In Figure 8, we show a snapshot of the case study during its operation. In this snapshot, the light controller, the luminosity sensor, and the luminosity controller are active. Therefore, in response to changes in luminosity level, the light strip is turned on or off. In Figure 8, the active components are also indicated by model elements that have the green colour (changed using the Moka animation framework).

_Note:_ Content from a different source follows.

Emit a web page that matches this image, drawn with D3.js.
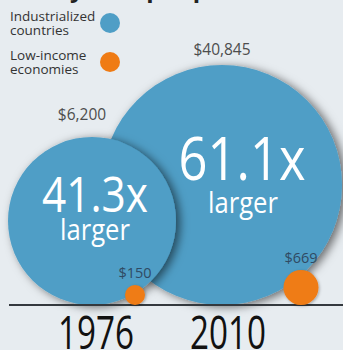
<!DOCTYPE html>
<html>
<head>
<meta charset="utf-8">
<script src="https://cdn.jsdelivr.net/npm/d3@7"></script>
<style>
  body { margin: 0; background: #e7ecf0; }
  svg { display: block; font-family: "Open Sans", sans-serif; }
</style>
</head>
<body>
<div id="chart"></div>
<script>
// --- data ---
const years = ["1976", "2010"];
const industrialized = [6200, 40845];   // GDP per capita, industrialized countries
const lowIncome = [150, 669];           // GDP per capita, low-income economies
const legendLabels = [["Industrialized", "countries"], ["Low-income", "economies"]];
const title = "Yearly GDP per person";

// --- layout ---
const W = 343, H = 350, baseY = 305;
const BLUE = "#4f9ec6", ORANGE = "#ef7b14";
const fmtMoney = d3.format("$,");
const fmtRatio = d3.format(".1f");

const x = d3.scalePoint().domain(years).range([92, 222]);
const rBig = d3.scaleLinear().domain(d3.extent(industrialized)).range([84, 120]);
const rSmall = d3.scaleLinear().domain(d3.extent(lowIncome)).range([10, 17.5]);

// text offsets relative to each big circle
const ratioStyle = [
  { dx: 3, dy: -9, size: 49, len: 106, ldx: 3, ldy: 19 },
  { dx: 20, dy: -5, size: 60, len: 127, ldx: 21, ldy: 28 }
];
const labelGap = [17, 10];

const rows = years.map((y, i) => {
  const r = rBig(industrialized[i]);
  const cx = x(y);
  const rs = rSmall(lowIncome[i]);
  return {
    year: y, i, big: industrialized[i], small: lowIncome[i],
    r, cx, cy: baseY - r,
    rs, sx: cx + r - 41, sy: baseY - rs
  };
});

const svg = d3.select("#chart").append("svg")
  .attr("width", W).attr("height", H);

const defs = svg.append("defs");
defs.append("filter").attr("id", "shadow")
  .attr("x", "-20%").attr("y", "-20%").attr("width", "140%").attr("height", "140%")
  .append("feDropShadow")
  .attr("dx", 4).attr("dy", 2).attr("stdDeviation", 5)
  .attr("flood-color", "#000").attr("flood-opacity", 0.55);
defs.append("filter").attr("id", "shadowSm")
  .attr("x", "-40%").attr("y", "-40%").attr("width", "180%").attr("height", "180%")
  .append("feDropShadow")
  .attr("dx", 1).attr("dy", 1).attr("stdDeviation", 1.5)
  .attr("flood-color", "#000").attr("flood-opacity", 0.3);

// title (cropped at the top)
svg.append("text")
  .attr("x", 8).attr("y", -3)
  .attr("font-size", 24).attr("font-weight", 700).attr("fill", "#222")
  .text(title);

// big circles, later year drawn first so 1976 sits on top
const bigOrder = rows.slice().reverse();
svg.append("g").selectAll("circle").data(bigOrder).join("circle")
  .attr("cx", d => d.cx).attr("cy", d => d.cy).attr("r", d => d.r)
  .attr("fill", BLUE).attr("filter", "url(#shadow)");

// baseline
svg.append("line")
  .attr("x1", 9).attr("x2", W).attr("y1", baseY).attr("y2", baseY)
  .attr("stroke", "#34393e").attr("stroke-width", 2);

// small circles
svg.append("g").selectAll("circle").data(rows).join("circle")
  .attr("cx", d => d.sx).attr("cy", d => d.sy).attr("r", d => d.rs)
  .attr("fill", ORANGE).attr("filter", "url(#shadowSm)");

// value labels
svg.append("g").selectAll("text").data(rows).join("text")
  .attr("x", d => d.cx - (d.i === 0 ? 10 : 0))
  .attr("y", d => d.cy - d.r - labelGap[d.i])
  .attr("text-anchor", "middle").attr("font-size", 15.5).attr("fill", "#4d4d4d")
  .text(d => fmtMoney(d.big));

svg.append("g").selectAll("text").data(rows).join("text")
  .attr("x", d => d.sx)
  .attr("y", d => d.sy - d.rs - 7)
  .attr("text-anchor", "middle").attr("font-size", 14.5).attr("fill", "#2f4a63")
  .text(d => fmtMoney(d.small));

// ratio labels
const ratio = svg.append("g").selectAll("g").data(rows).join("g");
ratio.append("text")
  .attr("x", d => d.cx + ratioStyle[d.i].dx)
  .attr("y", d => d.cy + ratioStyle[d.i].dy)
  .attr("text-anchor", "middle").attr("fill", "#fff")
  .attr("font-size", d => ratioStyle[d.i].size)
  .attr("textLength", d => ratioStyle[d.i].len).attr("lengthAdjust", "spacingAndGlyphs")
  .text(d => fmtRatio(d.big / d.small) + "x");
ratio.append("text")
  .attr("x", d => d.cx + ratioStyle[d.i].ldx)
  .attr("y", d => d.cy + ratioStyle[d.i].ldy)
  .attr("text-anchor", "middle").attr("fill", "#fff")
  .attr("font-size", 29)
  .attr("textLength", 70).attr("lengthAdjust", "spacingAndGlyphs")
  .text("larger");

// year labels
svg.append("g").selectAll("text").data(rows).join("text")
  .attr("x", d => d.cx + 4 + d.i * 2)
  .attr("y", 349)
  .attr("text-anchor", "middle").attr("font-size", 45).attr("fill", "#111")
  .attr("textLength", 76).attr("lengthAdjust", "spacingAndGlyphs")
  .text(d => d.year);

// legend
const legend = svg.append("g").selectAll("g").data(legendLabels).join("g")
  .attr("transform", (d, i) => `translate(0,${i * 39})`);
legend.append("text")
  .attr("x", 10).attr("y", 21)
  .attr("font-size", 13.5).attr("fill", "#333")
  .selectAll("tspan").data(d => d).join("tspan")
  .attr("x", 10).attr("dy", (d, j) => j ? 13.5 : 0)
  .text(d => d);
legend.append("circle")
  .attr("cx", 110).attr("cy", 23).attr("r", 10)
  .attr("fill", (d, i) => i ? ORANGE : BLUE);
</script>
</body>
</html>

In recent years, a growing number of objects have been connected to the internet to realize the idea of Internet of Things (IoT). A challenge is how to develop adaptive systems that can benefit from the IoT. In this paper, we have proposed a modeldriven approach to develop such IoT systems. First, based on system requirements, a design model is created that captures the system functionality and its adaptation. The functionality is modelled by the SysML4IoT profile, while data needed by the system functionity is modelled following the publish/subscribe paradigm. To model the runtime adaptation, the state machine approach is adopted. Second, the model is used to generate system implementations. To do so, the high level design model is transformed to an IoT platform specific model, which is then used to generate the Java code. Finally, the generated code is deployed to the hardware platform of the system to make it fully functioning.

As a future work, firstly, we plan to extend our approach to enable the deployment of IoT systems to other IoT platforms, and to enable automatic system deployment to such platforms. Secondly, further evaluations will also be carried out to assess the approach robustness by applying it to a set of case studies.